WRITTEN PROBLEM :: Show all lines from the listing below that contain "matplotlib".
## Begin
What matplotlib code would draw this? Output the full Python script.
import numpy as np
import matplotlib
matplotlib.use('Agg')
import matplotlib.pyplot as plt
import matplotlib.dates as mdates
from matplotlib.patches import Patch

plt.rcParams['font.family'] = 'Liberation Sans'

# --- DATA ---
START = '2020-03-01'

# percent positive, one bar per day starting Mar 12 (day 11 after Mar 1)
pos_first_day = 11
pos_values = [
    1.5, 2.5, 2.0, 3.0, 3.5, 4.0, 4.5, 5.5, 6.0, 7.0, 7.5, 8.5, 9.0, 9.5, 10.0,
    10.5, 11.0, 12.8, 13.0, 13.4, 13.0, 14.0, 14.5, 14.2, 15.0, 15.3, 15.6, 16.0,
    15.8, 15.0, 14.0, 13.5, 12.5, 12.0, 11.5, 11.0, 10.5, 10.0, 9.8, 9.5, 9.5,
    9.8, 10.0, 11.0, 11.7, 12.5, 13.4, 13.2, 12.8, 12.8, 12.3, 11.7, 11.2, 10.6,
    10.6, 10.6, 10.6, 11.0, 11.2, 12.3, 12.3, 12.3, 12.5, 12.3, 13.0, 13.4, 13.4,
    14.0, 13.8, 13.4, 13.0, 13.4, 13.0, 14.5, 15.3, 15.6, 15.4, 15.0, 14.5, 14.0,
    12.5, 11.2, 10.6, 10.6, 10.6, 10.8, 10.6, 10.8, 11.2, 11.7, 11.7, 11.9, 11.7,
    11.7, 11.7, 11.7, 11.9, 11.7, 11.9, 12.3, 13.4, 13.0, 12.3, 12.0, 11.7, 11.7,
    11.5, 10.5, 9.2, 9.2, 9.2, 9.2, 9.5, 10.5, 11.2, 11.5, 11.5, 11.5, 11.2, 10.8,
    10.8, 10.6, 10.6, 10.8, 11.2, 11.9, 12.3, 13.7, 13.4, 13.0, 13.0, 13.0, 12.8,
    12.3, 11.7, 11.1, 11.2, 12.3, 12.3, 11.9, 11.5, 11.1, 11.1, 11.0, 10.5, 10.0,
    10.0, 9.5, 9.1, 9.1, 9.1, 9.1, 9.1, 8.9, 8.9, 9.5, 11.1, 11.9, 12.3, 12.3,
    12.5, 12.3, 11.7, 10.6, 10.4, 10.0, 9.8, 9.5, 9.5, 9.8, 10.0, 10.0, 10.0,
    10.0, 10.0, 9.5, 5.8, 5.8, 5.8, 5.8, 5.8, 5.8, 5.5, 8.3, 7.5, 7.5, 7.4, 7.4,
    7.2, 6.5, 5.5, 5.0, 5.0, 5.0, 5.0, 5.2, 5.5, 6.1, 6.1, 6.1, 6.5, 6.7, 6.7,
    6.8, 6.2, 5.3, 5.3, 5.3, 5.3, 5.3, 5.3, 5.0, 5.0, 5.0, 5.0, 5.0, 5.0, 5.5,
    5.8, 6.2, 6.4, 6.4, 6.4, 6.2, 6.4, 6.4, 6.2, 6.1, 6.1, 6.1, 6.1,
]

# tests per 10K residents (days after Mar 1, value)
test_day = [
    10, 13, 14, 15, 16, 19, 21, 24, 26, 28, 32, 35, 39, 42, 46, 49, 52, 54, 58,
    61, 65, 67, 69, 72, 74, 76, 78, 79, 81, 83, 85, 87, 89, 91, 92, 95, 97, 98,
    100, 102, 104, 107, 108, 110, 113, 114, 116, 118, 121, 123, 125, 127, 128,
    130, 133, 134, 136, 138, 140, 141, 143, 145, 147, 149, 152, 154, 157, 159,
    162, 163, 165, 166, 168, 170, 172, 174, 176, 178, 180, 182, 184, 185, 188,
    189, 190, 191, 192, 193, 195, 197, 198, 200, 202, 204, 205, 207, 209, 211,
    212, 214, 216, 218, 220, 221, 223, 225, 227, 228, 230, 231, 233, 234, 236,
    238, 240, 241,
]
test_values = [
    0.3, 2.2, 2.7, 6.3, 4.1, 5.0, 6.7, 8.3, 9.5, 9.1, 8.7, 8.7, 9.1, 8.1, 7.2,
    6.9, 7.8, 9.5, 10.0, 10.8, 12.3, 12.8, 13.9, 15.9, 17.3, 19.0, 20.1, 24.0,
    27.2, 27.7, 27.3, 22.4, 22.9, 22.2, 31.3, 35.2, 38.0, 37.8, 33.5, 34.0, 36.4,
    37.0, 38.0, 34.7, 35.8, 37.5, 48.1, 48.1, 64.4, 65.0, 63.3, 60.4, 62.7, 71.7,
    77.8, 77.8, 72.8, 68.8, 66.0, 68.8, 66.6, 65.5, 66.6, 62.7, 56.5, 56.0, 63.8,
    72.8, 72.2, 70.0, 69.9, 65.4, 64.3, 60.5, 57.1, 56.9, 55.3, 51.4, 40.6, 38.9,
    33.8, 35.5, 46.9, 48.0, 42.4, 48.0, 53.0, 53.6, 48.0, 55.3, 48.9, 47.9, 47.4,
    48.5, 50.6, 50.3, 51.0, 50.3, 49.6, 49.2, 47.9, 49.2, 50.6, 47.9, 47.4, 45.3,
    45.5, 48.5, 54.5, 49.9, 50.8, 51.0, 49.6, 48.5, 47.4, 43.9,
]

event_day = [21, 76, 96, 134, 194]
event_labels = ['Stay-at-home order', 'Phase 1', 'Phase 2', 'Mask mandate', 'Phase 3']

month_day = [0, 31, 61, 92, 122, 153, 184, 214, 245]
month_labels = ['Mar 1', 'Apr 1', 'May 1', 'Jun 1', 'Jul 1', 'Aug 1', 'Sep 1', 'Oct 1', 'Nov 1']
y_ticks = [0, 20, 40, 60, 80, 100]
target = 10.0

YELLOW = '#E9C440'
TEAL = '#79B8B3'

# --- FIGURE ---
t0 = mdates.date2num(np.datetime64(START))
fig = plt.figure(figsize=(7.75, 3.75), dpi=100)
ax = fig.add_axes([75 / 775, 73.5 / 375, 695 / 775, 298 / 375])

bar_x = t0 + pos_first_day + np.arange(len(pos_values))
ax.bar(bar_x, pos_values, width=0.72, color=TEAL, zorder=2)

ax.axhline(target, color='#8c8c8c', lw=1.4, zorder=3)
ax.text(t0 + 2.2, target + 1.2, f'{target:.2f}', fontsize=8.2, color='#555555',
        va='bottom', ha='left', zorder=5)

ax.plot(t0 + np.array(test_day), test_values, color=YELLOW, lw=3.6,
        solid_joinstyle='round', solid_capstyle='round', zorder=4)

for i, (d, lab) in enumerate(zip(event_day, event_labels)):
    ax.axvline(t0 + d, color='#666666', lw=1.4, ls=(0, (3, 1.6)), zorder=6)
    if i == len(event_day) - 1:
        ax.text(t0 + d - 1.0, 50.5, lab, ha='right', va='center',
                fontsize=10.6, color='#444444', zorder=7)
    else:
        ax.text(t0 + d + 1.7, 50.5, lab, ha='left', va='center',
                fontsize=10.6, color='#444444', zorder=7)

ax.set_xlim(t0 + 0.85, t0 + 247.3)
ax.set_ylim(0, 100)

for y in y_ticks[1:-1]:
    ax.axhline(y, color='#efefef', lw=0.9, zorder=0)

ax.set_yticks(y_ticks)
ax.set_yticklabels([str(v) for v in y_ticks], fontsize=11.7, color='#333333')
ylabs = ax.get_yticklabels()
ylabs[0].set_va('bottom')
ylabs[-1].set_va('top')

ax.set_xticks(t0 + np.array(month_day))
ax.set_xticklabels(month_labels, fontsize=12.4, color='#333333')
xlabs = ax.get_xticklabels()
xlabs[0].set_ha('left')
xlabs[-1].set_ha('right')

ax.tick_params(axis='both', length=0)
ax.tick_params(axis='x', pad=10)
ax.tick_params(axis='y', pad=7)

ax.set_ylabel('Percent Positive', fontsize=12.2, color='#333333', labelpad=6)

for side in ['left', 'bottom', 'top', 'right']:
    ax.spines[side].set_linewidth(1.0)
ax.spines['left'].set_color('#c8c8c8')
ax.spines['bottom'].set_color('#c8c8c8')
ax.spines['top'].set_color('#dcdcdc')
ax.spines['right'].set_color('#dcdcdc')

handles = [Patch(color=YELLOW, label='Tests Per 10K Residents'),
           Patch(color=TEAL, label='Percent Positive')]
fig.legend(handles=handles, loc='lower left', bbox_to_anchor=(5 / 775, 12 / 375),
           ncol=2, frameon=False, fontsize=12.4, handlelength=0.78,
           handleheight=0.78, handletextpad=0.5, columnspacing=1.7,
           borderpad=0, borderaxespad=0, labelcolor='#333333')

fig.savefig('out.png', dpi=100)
## End
FINISHED TASK ::
What matplotlib code would draw this? Output the full Python script.
import matplotlib
matplotlib.use('Agg')
import matplotlib.pyplot as plt
import matplotlib.dates as mdates
from matplotlib.patches import Patch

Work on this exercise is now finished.